- Teaser poster
- Bengali: গোয়েন্দা তাতার
- Directed by: Srikanta Galui
- Based on: Chotur Goyenda Choturabhijan by Sasthipada Chattopadhyay
- Produced by: Binod Kumar Pandey Usha Pande
- Starring: Monu Mukharjee Rajatava Dutta Shantilal Mukherjee Kharaj Mukherjee
- Music by: Anirban Ray Akash
- Production company: G V Thch Solution Pvt Ltd
- Release date: 4 January 2019;
- Country: India
- Language: Bengali

= Goyenda Tatar =

2019 Bengali film

Goyenda Tatar is a Bengali adventure detective film directed by Srikanta Galui and produced by Binod Kumar Pandey and Usha Pande. Music is composed by Anirban Ray Akash. The storyline of the film is based on the story, Chotur Goyenda Choturabhijan, of Sasthipada Chattopathyay, and follows a group of kids led by Goenda Tatar.
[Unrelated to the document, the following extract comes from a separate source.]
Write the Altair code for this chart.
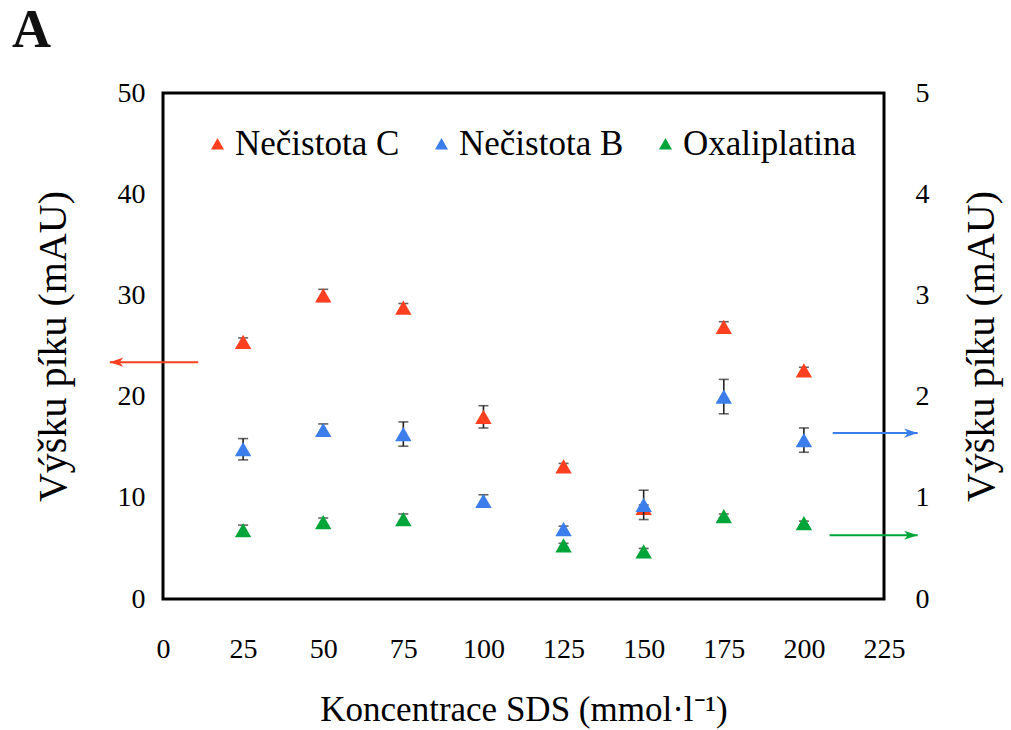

The film was theatrically released on 4 January 2019.

==Plot==
A bunch of adventurous kids and their leader Tatar are dragged into a mysterious kidnapping case. Their friend Sonai, an orphan was kidnapped by a notorious gang. They are helped by an ex-dacoit, Suleiman and bohemian Sentu da in solving the case.

== Cast ==
- Adhiraj Ganguly as Tatar
- Kharaj Mukherjee as police officer
- Rajatava Dutta as Suleiman
- Shantilal Mukherjee as Abbas
- Monu Mukherjee
- Biswajit Das as Sentu Da
- Swarnavo Goshwami as Shanku
- Kuntal Show as Chotu
- Joybrata Das as Debu
- Sridatri Sarkar as Tinku
- Debapriya Basu as Sonai

==Release==
The official trailer of the film was released by Amara Muzik Bengali on 5 September 2018.

The film was theatrically released on 4 January 2019.